I'm not a devoted baseball fan. However, I have been to at least three Major League games in my home town of Miami, Florida. I saw the Yankees (the Bronx Bombers, as they are affectionately called) play an exhibition game against the Baltimore Orioles at the now gone Bobby Maduro Stadium in the late 1970s. In 1993, I saw the then-Florida Marlins play against the Cincinnati Reds during the regular season; they would go on to win their first World Series in the post-season, five years after Miami was awarded its first MLB franchise.

But, in all honesty, I don't follow the Marlins with the same passion of a true fan. I might scan the headlines in the sports pages or check the team's standings occasionally, sure, but a devotee of America's pastime I am not.

For all that, I am an American. I love my country. I love its culture and its history. And because baseball is an integral part of both, I have been watching Baseball: A Film by Ken Burns. And even though it sounds odd to people who know me well, I have enjoyed every minute of it.

For starters, Ken Burns is one of those rare documentary filmmakers who can take any historical topic and make it come alive for the average television viewer. He is a natural storyteller, and he surrounds himself with talented men and women - Geoffrey Ward, Buddy Squires, Paul Barnes, Stephen Ives (who also directed The West), Lynn Novick, Jacqueline Schwab, Susanna Steisel, and Molly Mason - who share Burns' commitment to telling America's stories in a moving and fascinating way. 

Second, Our Game (1840s-1900) is structured - as are the other eight original episodes - like a game of baseball. It begins with the playing of The Star Spangled Banner, it ends with a rendition of Take Me Out to the Ball Game, and is divided into two halves, the "top of the inning" and the "bottom of the inning." Narrator John Chancellor, a former NBC News anchor, does the "play-by-play," while interviewees provide "color commentary" during the episode. 

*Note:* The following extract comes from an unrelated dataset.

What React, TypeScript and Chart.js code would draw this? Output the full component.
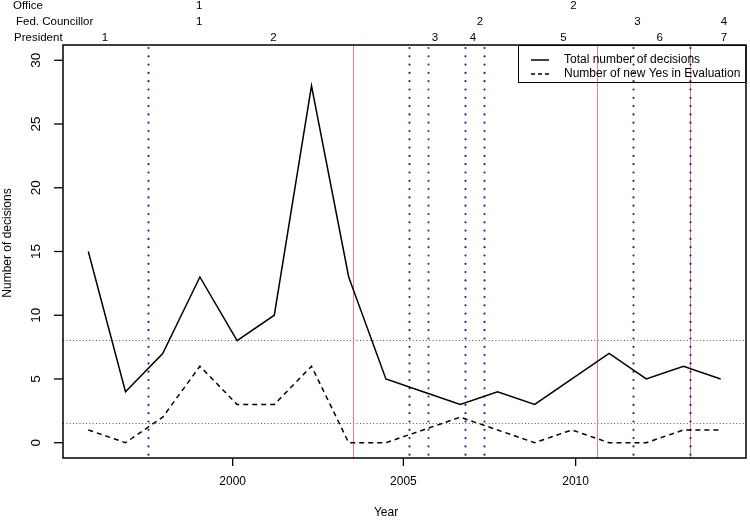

If you're a baseball fan (or even if you're not), Baseball: A Film by Ken Burns will inform, entertain, and even inspire you. As the blurb on the DVD collection's slipcover puts it, the series is:

An epic overflowing with heroes and hopefuls, scoundrels and screwballs. 

  • Babe Ruth
  • Jackie Robinson
  • Shoeless Joe Jackson
  • Sandy Koufax
  • Satchel Paige
  • Pete Rose
  • Roberto Clemente
  • Casey Stengel
  • Hank Aaron
  • Joe DiMaggio
  • Ichiro Suzuki
  • Barry Bonds
  • Pedro Martinez
It is a saga spanning the quest for racial justice, the clash of labor and management, the immigrant experience, the transformation of popular culture, and the enduring appeal of the national pastime.

Truly, if there's any such thing as "must-see TV," then Our Game (1840s-1900) surely must count as such.